Bu kararla ilgili bir diğer problem, müeyyidenin tedbir diye uygulamaya konulması. Denebilir ki, müeyyide “devlet yardımından kısmen veya tamamen yoksun bırakma” ve AYM kararı bunu öngörmüyor. HDP, yine hak ettiği yardımı alacak, para yardım hesabına yatacak ama bunu kullanması mümkün olmayacak. İleride bloke kaldırılır veya kapatma dâvâsı lehine sonuçlanırsa, zâten kullanabilecek. Bir doğruluk payı var ancak, fiilen ortaya çıkacak olan sonuç, HDP’nin hakkı olan devlet yardımını “erken seçim”in dillendirilmeye başlandığı bu günlerde ve belirsiz bir süre boyunca engellenmesinin seçim sürecine doğrudan bir müdahale olarak görülmesi. Kaldı ki, AYM’nin bu kararına katılan üyeleri, partinin en azından devlet yardımından kısmen veyâ tamamen mahrum bırakılmasına dâir bir kanaatleri olmadığı halde böyle bir tedbiri öngörmüş olduklarını herhâlde düşünemeyiz. O yüzden, ihsâs-ı rey ihtimali çok kuvvetli ve âdil yargılanma sürecini bozan bir durum ortaya çıkmış vaziyette. Ama, sâdece bu değil, âdil, eşit ve özgür seçim ortamına da büyük bir darbe indirilmiş durumda.

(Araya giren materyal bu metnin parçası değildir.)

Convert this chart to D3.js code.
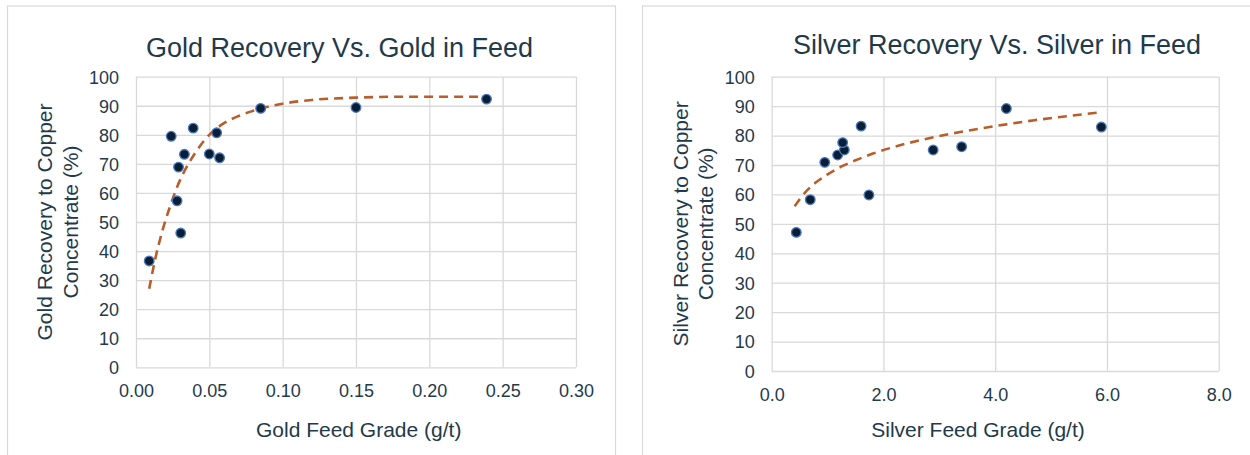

Söz erken seçim ve sürece dâir değerlendirmelere gelince, ister istemez kamu oyunda çok konuşulan bir senaryoya da değinmeden geçmeyelim. Bu senaryoya göre seçimler Cumhurbaşkanının kararıyla yenilenecek, yâni erken seçim kararını CB alacak. Dolayısıyla, en uygun oy verme günü de, 60 günlük yasal süre saklı olmak kaydıyla, CB tarafından takdir edilmiş olacak. Bu durumda mevcut CB’nın “üçüncü kez” seçilmesi mümkün olmadığı için aday da olamayacağı iddiası gündeme gelecek. Kulisler, bu iddiayı YSK’nın kabûl etmeyeceği ve CB’nın üçüncü kez seçilmesine yeşil ışık yakacağı yönünde. Geçmişte olanlara bakarak söylersek: Olur mu, olur!
Üzücü olan, Türkiye’de siyasetin yargı eliyle şekillendirilmesi olgusuna bir türlü son veremiyor olmamız. Uzak, yakın tüm geçmişimizde böyle çok örnek var ve bu örnekler “kanıksama” gibi bir sonuç da yaratıyor kamu oyunda. Muhalefetin işi de giderek zorlaşıyor, bilmem farkındalar mı?